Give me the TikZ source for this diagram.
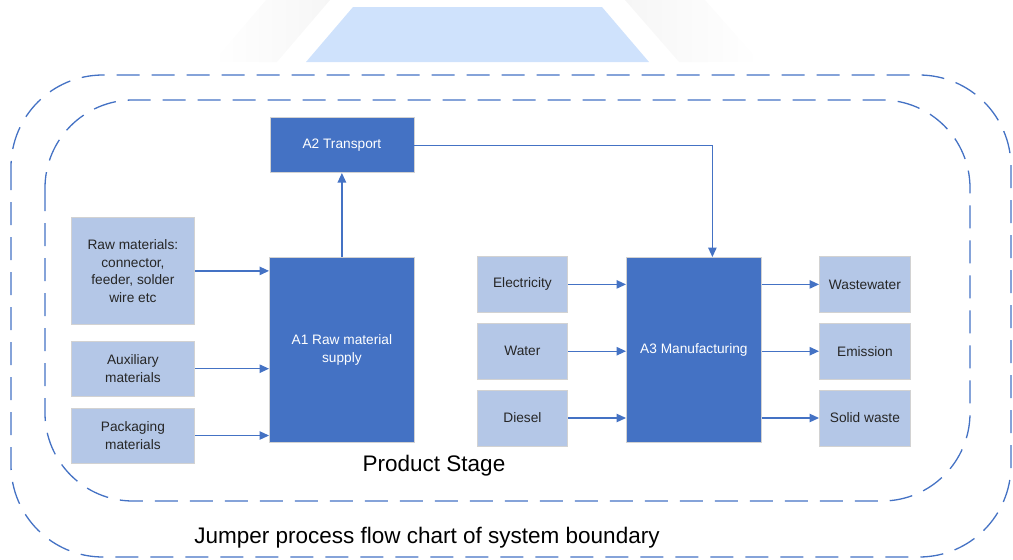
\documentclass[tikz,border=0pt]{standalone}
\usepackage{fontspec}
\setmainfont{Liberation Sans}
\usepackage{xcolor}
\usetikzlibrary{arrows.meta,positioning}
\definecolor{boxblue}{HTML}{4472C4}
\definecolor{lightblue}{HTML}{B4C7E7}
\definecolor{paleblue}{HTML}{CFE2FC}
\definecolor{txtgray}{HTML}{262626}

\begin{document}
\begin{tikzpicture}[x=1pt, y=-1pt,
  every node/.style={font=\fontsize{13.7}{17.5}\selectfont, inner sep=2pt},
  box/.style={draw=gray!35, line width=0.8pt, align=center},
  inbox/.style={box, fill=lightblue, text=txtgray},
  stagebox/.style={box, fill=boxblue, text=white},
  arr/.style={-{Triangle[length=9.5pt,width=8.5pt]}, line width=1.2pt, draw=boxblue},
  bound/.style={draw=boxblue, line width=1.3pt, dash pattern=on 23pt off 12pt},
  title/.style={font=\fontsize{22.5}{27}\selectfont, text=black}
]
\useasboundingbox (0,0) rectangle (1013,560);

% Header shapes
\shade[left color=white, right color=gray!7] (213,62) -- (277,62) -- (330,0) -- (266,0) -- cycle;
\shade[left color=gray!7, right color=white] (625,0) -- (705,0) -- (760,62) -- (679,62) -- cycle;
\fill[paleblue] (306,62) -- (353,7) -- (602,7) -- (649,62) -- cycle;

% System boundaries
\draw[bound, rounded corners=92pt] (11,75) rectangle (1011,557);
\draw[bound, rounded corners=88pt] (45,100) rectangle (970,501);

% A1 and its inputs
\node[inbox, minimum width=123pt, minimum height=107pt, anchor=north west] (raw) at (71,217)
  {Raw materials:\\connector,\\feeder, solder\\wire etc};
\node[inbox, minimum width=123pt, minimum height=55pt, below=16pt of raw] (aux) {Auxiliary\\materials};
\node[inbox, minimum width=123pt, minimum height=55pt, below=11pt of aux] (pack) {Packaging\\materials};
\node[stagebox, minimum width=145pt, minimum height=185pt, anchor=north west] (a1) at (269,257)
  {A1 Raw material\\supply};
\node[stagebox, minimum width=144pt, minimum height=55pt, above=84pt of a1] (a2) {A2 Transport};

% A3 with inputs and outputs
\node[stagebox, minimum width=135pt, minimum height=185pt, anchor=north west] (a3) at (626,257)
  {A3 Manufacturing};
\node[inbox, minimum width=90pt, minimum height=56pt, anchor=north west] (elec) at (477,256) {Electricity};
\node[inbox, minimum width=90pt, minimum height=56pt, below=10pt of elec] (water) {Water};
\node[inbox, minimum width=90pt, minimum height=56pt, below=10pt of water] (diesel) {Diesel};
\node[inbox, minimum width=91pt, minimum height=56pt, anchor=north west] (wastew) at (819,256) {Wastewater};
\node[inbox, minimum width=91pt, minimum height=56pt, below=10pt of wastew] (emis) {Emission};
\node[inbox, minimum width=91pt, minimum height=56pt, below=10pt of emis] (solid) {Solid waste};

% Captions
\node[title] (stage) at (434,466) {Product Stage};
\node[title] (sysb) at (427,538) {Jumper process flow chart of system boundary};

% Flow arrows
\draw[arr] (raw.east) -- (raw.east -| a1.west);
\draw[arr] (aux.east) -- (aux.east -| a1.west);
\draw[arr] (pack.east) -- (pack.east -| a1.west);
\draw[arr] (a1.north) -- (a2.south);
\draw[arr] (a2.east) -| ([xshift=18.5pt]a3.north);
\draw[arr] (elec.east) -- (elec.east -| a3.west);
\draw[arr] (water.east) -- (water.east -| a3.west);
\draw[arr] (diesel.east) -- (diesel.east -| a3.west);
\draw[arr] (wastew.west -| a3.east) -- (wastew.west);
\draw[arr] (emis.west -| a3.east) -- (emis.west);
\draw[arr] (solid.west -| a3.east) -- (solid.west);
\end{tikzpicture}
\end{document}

- WORK TO BE COMPLETED -
Omit every picture while copying the listing above exactly.

- THE ANSWER -
Give me the TikZ source for this diagram.
\documentclass[tikz,border=0pt]{standalone}
\usepackage{fontspec}
\setmainfont{Liberation Sans}
\usepackage{xcolor}
\usetikzlibrary{arrows.meta,positioning}
\definecolor{boxblue}{HTML}{4472C4}
\definecolor{lightblue}{HTML}{B4C7E7}
\definecolor{paleblue}{HTML}{CFE2FC}
\definecolor{txtgray}{HTML}{262626}

\begin{document}
\begin{tikzpicture}[x=1pt, y=-1pt,
  every node/.style={font=\fontsize{13.7}{17.5}\selectfont, inner sep=2pt},
  box/.style={draw=gray!35, line width=0.8pt, align=center},
  inbox/.style={box, fill=lightblue, text=txtgray},
  stagebox/.style={box, fill=boxblue, text=white},
  arr/.style={-{Triangle[length=9.5pt,width=8.5pt]}, line width=1.2pt, draw=boxblue},
  bound/.style={draw=boxblue, line width=1.3pt, dash pattern=on 23pt off 12pt},
  title/.style={font=\fontsize{22.5}{27}\selectfont, text=black}
]
\useasboundingbox (0,0) rectangle (1013,560);

% Header shapes
\shade[left color=white, right color=gray!7] (213,62) -- (277,62) -- (330,0) -- (266,0) -- cycle;
\shade[left color=gray!7, right color=white] (625,0) -- (705,0) -- (760,62) -- (679,62) -- cycle;
\fill[paleblue] (306,62) -- (353,7) -- (602,7) -- (649,62) -- cycle;

% System boundaries
\draw[bound, rounded corners=92pt] (11,75) rectangle (1011,557);
\draw[bound, rounded corners=88pt] (45,100) rectangle (970,501);

% A1 and its inputs
\node[inbox, minimum width=123pt, minimum height=107pt, anchor=north west] (raw) at (71,217)
  {Raw materials:\\connector,\\feeder, solder\\wire etc};
\node[inbox, minimum width=123pt, minimum height=55pt, below=16pt of raw] (aux) {Auxiliary\\materials};
\node[inbox, minimum width=123pt, minimum height=55pt, below=11pt of aux] (pack) {Packaging\\materials};
\node[stagebox, minimum width=145pt, minimum height=185pt, anchor=north west] (a1) at (269,257)
  {A1 Raw material\\supply};
\node[stagebox, minimum width=144pt, minimum height=55pt, above=84pt of a1] (a2) {A2 Transport};

% A3 with inputs and outputs
\node[stagebox, minimum width=135pt, minimum height=185pt, anchor=north west] (a3) at (626,257)
  {A3 Manufacturing};
\node[inbox, minimum width=90pt, minimum height=56pt, anchor=north west] (elec) at (477,256) {Electricity};
\node[inbox, minimum width=90pt, minimum height=56pt, below=10pt of elec] (water) {Water};
\node[inbox, minimum width=90pt, minimum height=56pt, below=10pt of water] (diesel) {Diesel};
\node[inbox, minimum width=91pt, minimum height=56pt, anchor=north west] (wastew) at (819,256) {Wastewater};
\node[inbox, minimum width=91pt, minimum height=56pt, below=10pt of wastew] (emis) {Emission};
\node[inbox, minimum width=91pt, minimum height=56pt, below=10pt of emis] (solid) {Solid waste};

% Captions
\node[title] (stage) at (434,466) {Product Stage};
\node[title] (sysb) at (427,538) {Jumper process flow chart of system boundary};

% Flow arrows
\draw[arr] (raw.east) -- (raw.east -| a1.west);
\draw[arr] (aux.east) -- (aux.east -| a1.west);
\draw[arr] (pack.east) -- (pack.east -| a1.west);
\draw[arr] (a1.north) -- (a2.south);
\draw[arr] (a2.east) -| ([xshift=18.5pt]a3.north);
\draw[arr] (elec.east) -- (elec.east -| a3.west);
\draw[arr] (water.east) -- (water.east -| a3.west);
\draw[arr] (diesel.east) -- (diesel.east -| a3.west);
\draw[arr] (wastew.west -| a3.east) -- (wastew.west);
\draw[arr] (emis.west -| a3.east) -- (emis.west);
\draw[arr] (solid.west -| a3.east) -- (solid.west);
\end{tikzpicture}
\end{document}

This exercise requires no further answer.